▶ _Exercise requirements_
Reproduce the material below line by line, beginning with its first line and ending with the line that contains "0.001, 0.002, 0.003, 0.005]"; leave out pictures.

▶ _Data lines_
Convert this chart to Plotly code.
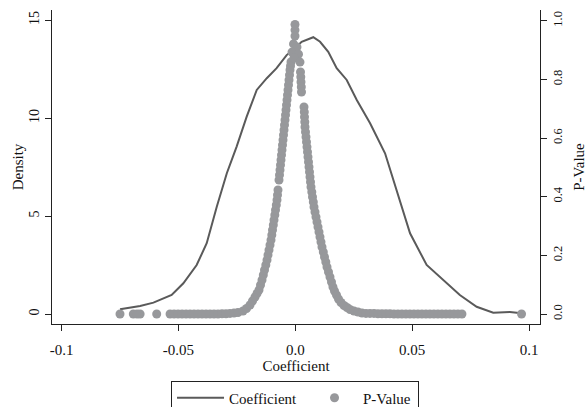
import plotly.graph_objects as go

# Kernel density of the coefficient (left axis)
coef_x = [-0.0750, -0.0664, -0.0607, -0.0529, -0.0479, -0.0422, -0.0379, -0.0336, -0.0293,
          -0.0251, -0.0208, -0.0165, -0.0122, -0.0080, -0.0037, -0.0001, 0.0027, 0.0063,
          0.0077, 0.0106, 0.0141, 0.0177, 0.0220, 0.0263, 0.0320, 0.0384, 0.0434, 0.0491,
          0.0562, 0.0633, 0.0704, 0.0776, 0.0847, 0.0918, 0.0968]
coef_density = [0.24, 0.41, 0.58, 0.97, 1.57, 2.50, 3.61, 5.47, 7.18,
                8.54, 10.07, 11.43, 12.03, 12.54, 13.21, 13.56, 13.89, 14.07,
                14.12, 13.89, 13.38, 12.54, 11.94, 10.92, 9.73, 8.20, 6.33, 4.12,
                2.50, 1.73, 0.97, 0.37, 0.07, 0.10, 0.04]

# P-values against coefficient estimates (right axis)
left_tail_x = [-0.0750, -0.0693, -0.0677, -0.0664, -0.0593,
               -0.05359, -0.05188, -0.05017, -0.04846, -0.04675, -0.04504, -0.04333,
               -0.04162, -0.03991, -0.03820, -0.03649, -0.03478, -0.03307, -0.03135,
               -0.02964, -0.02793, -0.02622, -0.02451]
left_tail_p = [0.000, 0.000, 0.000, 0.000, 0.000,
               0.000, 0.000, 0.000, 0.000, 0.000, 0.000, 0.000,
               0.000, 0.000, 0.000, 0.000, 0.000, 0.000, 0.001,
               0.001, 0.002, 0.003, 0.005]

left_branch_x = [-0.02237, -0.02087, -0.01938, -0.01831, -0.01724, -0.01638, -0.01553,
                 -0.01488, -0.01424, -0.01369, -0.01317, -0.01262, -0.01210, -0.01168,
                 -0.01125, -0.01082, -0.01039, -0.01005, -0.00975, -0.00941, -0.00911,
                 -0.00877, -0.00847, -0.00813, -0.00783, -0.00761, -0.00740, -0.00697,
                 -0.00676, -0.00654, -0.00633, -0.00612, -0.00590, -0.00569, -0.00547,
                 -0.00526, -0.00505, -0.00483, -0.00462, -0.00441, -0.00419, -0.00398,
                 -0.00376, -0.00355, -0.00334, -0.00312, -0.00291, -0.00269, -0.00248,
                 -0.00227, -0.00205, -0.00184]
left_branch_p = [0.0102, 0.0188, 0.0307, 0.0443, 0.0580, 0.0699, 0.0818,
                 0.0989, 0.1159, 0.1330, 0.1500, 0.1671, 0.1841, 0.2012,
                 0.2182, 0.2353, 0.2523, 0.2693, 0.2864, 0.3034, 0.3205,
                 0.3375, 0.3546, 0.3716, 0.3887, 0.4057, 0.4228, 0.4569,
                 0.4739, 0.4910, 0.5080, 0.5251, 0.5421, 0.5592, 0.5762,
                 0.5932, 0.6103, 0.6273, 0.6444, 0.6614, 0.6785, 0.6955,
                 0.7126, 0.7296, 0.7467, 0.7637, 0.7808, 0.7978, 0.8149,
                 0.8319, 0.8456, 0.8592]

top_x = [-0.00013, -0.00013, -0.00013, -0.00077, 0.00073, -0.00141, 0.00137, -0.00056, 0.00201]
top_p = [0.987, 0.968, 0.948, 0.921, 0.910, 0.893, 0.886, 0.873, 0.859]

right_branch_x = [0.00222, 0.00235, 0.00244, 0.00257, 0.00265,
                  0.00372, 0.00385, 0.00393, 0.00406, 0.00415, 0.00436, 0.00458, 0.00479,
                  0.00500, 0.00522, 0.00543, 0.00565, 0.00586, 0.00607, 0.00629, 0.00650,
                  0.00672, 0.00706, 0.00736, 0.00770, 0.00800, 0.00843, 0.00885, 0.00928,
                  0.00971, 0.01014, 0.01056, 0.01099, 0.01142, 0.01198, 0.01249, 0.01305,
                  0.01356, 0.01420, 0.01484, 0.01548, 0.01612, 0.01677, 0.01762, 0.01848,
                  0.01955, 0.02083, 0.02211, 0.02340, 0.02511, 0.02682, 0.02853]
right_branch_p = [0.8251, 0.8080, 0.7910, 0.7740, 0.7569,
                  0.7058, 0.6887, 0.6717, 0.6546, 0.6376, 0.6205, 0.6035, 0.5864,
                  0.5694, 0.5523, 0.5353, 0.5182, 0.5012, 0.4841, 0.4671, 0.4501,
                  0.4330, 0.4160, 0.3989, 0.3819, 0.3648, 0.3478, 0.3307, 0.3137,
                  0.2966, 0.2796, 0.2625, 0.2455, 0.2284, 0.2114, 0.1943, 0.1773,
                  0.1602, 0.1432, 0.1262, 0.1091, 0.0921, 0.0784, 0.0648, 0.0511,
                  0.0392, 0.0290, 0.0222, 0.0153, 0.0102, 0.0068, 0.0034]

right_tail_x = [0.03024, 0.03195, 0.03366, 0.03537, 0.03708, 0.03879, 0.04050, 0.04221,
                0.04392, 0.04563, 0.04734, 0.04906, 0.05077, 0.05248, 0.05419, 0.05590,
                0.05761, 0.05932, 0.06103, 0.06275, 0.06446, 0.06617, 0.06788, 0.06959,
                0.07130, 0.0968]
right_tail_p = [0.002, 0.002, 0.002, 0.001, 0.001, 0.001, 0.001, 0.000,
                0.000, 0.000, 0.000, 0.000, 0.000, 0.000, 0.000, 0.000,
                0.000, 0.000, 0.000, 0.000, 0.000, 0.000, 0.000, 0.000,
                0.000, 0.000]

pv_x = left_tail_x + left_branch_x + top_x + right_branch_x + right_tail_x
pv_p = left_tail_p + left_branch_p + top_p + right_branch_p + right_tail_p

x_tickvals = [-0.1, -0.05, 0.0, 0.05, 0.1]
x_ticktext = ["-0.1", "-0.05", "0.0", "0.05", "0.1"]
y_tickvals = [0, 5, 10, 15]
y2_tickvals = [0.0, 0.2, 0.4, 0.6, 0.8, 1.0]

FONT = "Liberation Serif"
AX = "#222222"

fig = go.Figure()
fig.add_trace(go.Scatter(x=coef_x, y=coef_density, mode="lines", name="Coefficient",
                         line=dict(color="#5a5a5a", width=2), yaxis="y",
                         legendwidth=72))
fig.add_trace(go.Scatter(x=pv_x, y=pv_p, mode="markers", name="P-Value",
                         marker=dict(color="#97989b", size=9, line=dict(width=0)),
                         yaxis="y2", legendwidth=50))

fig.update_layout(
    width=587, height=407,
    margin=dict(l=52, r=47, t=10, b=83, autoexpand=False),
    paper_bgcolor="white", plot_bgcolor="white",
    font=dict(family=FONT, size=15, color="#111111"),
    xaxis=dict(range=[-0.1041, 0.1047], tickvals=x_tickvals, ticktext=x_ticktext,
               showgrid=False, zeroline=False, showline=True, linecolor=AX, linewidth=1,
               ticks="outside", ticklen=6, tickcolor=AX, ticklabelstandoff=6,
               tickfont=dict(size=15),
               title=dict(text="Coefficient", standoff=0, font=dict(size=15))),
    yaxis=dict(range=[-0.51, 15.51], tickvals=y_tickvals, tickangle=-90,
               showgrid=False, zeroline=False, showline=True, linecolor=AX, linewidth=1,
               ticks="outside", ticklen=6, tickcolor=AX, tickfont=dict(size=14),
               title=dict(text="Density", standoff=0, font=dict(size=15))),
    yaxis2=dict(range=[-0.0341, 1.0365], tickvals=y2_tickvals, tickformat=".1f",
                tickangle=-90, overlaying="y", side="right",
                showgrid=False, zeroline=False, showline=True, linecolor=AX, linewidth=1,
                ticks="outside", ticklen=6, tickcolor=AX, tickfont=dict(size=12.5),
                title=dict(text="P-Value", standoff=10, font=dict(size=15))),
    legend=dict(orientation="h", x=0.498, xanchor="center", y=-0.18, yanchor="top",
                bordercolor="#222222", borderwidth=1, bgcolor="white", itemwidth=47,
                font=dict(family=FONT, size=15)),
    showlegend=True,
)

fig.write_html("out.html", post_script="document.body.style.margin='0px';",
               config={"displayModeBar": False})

▶ _Task response_
Convert this chart to Plotly code.
import plotly.graph_objects as go

# Kernel density of the coefficient (left axis)
coef_x = [-0.0750, -0.0664, -0.0607, -0.0529, -0.0479, -0.0422, -0.0379, -0.0336, -0.0293,
          -0.0251, -0.0208, -0.0165, -0.0122, -0.0080, -0.0037, -0.0001, 0.0027, 0.0063,
          0.0077, 0.0106, 0.0141, 0.0177, 0.0220, 0.0263, 0.0320, 0.0384, 0.0434, 0.0491,
          0.0562, 0.0633, 0.0704, 0.0776, 0.0847, 0.0918, 0.0968]
coef_density = [0.24, 0.41, 0.58, 0.97, 1.57, 2.50, 3.61, 5.47, 7.18,
                8.54, 10.07, 11.43, 12.03, 12.54, 13.21, 13.56, 13.89, 14.07,
                14.12, 13.89, 13.38, 12.54, 11.94, 10.92, 9.73, 8.20, 6.33, 4.12,
                2.50, 1.73, 0.97, 0.37, 0.07, 0.10, 0.04]

# P-values against coefficient estimates (right axis)
left_tail_x = [-0.0750, -0.0693, -0.0677, -0.0664, -0.0593,
               -0.05359, -0.05188, -0.05017, -0.04846, -0.04675, -0.04504, -0.04333,
               -0.04162, -0.03991, -0.03820, -0.03649, -0.03478, -0.03307, -0.03135,
               -0.02964, -0.02793, -0.02622, -0.02451]
left_tail_p = [0.000, 0.000, 0.000, 0.000, 0.000,
               0.000, 0.000, 0.000, 0.000, 0.000, 0.000, 0.000,
               0.000, 0.000, 0.000, 0.000, 0.000, 0.000, 0.001,
               0.001, 0.002, 0.003, 0.005]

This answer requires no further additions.